** Start DATA FOR PROCESSING **
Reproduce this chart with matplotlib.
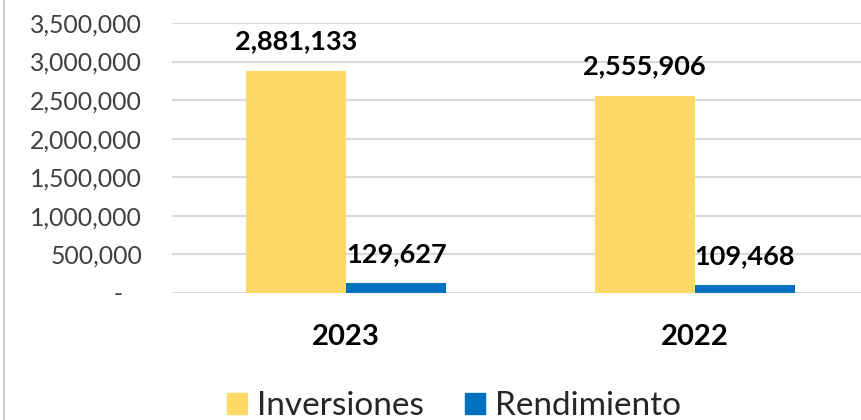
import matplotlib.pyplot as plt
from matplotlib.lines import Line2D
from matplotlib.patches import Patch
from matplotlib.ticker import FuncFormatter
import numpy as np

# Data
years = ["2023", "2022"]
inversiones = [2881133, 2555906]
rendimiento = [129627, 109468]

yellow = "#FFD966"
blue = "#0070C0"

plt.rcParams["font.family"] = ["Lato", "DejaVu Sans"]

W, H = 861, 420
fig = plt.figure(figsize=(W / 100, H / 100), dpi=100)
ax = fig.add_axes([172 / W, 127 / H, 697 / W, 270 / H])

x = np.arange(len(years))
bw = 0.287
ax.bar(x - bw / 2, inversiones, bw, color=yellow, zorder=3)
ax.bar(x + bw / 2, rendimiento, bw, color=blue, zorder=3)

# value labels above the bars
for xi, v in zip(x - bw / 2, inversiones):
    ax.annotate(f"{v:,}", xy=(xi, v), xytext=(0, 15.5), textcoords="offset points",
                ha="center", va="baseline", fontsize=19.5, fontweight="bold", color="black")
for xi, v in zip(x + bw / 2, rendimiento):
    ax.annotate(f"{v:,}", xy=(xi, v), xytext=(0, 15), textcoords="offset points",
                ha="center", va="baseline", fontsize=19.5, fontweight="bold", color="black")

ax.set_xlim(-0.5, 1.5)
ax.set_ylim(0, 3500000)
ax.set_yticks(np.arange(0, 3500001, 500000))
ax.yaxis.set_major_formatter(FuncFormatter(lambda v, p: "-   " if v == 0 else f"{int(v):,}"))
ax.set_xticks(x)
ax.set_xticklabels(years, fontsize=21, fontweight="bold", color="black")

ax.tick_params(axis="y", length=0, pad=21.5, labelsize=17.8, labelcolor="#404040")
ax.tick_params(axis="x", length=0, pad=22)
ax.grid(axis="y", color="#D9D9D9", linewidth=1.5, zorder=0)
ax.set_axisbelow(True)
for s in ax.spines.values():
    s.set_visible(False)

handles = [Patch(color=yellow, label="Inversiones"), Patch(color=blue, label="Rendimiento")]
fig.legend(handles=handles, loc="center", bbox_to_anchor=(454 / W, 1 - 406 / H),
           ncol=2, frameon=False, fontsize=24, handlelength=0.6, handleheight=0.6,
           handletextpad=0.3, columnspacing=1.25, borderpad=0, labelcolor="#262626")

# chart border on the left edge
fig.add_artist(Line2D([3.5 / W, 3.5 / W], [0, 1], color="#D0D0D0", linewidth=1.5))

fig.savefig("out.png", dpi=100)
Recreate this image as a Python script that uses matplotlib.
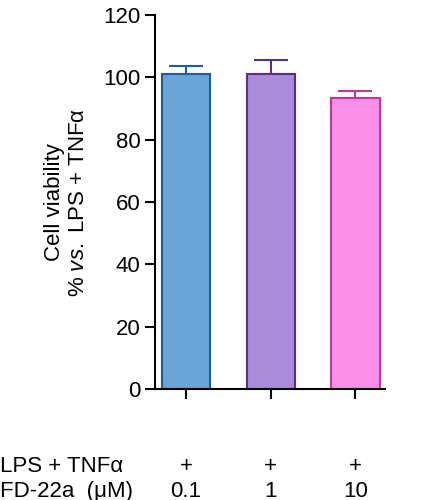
** End DATA FOR PROCESSING **
Transcribe the complete set of entries verbatim. No pictures belong in the copy.

Reproduce this chart with matplotlib.
import matplotlib.pyplot as plt
from matplotlib.lines import Line2D
from matplotlib.patches import Patch
from matplotlib.ticker import FuncFormatter
import numpy as np

# Data
years = ["2023", "2022"]
inversiones = [2881133, 2555906]
rendimiento = [129627, 109468]

yellow = "#FFD966"
blue = "#0070C0"

plt.rcParams["font.family"] = ["Lato", "DejaVu Sans"]

W, H = 861, 420
fig = plt.figure(figsize=(W / 100, H / 100), dpi=100)
ax = fig.add_axes([172 / W, 127 / H, 697 / W, 270 / H])

x = np.arange(len(years))
bw = 0.287
ax.bar(x - bw / 2, inversiones, bw, color=yellow, zorder=3)
ax.bar(x + bw / 2, rendimiento, bw, color=blue, zorder=3)

# value labels above the bars
for xi, v in zip(x - bw / 2, inversiones):
    ax.annotate(f"{v:,}", xy=(xi, v), xytext=(0, 15.5), textcoords="offset points",
                ha="center", va="baseline", fontsize=19.5, fontweight="bold", color="black")
for xi, v in zip(x + bw / 2, rendimiento):
    ax.annotate(f"{v:,}", xy=(xi, v), xytext=(0, 15), textcoords="offset points",
                ha="center", va="baseline", fontsize=19.5, fontweight="bold", color="black")

ax.set_xlim(-0.5, 1.5)
ax.set_ylim(0, 3500000)
ax.set_yticks(np.arange(0, 3500001, 500000))
ax.yaxis.set_major_formatter(FuncFormatter(lambda v, p: "-   " if v == 0 else f"{int(v):,}"))
ax.set_xticks(x)
ax.set_xticklabels(years, fontsize=21, fontweight="bold", color="black")

ax.tick_params(axis="y", length=0, pad=21.5, labelsize=17.8, labelcolor="#404040")
ax.tick_params(axis="x", length=0, pad=22)
ax.grid(axis="y", color="#D9D9D9", linewidth=1.5, zorder=0)
ax.set_axisbelow(True)
for s in ax.spines.values():
    s.set_visible(False)

handles = [Patch(color=yellow, label="Inversiones"), Patch(color=blue, label="Rendimiento")]
fig.legend(handles=handles, loc="center", bbox_to_anchor=(454 / W, 1 - 406 / H),
           ncol=2, frameon=False, fontsize=24, handlelength=0.6, handleheight=0.6,
           handletextpad=0.3, columnspacing=1.25, borderpad=0, labelcolor="#262626")

# chart border on the left edge
fig.add_artist(Line2D([3.5 / W, 3.5 / W], [0, 1], color="#D0D0D0", linewidth=1.5))

fig.savefig("out.png", dpi=100)
Recreate this image as a Python script that uses matplotlib.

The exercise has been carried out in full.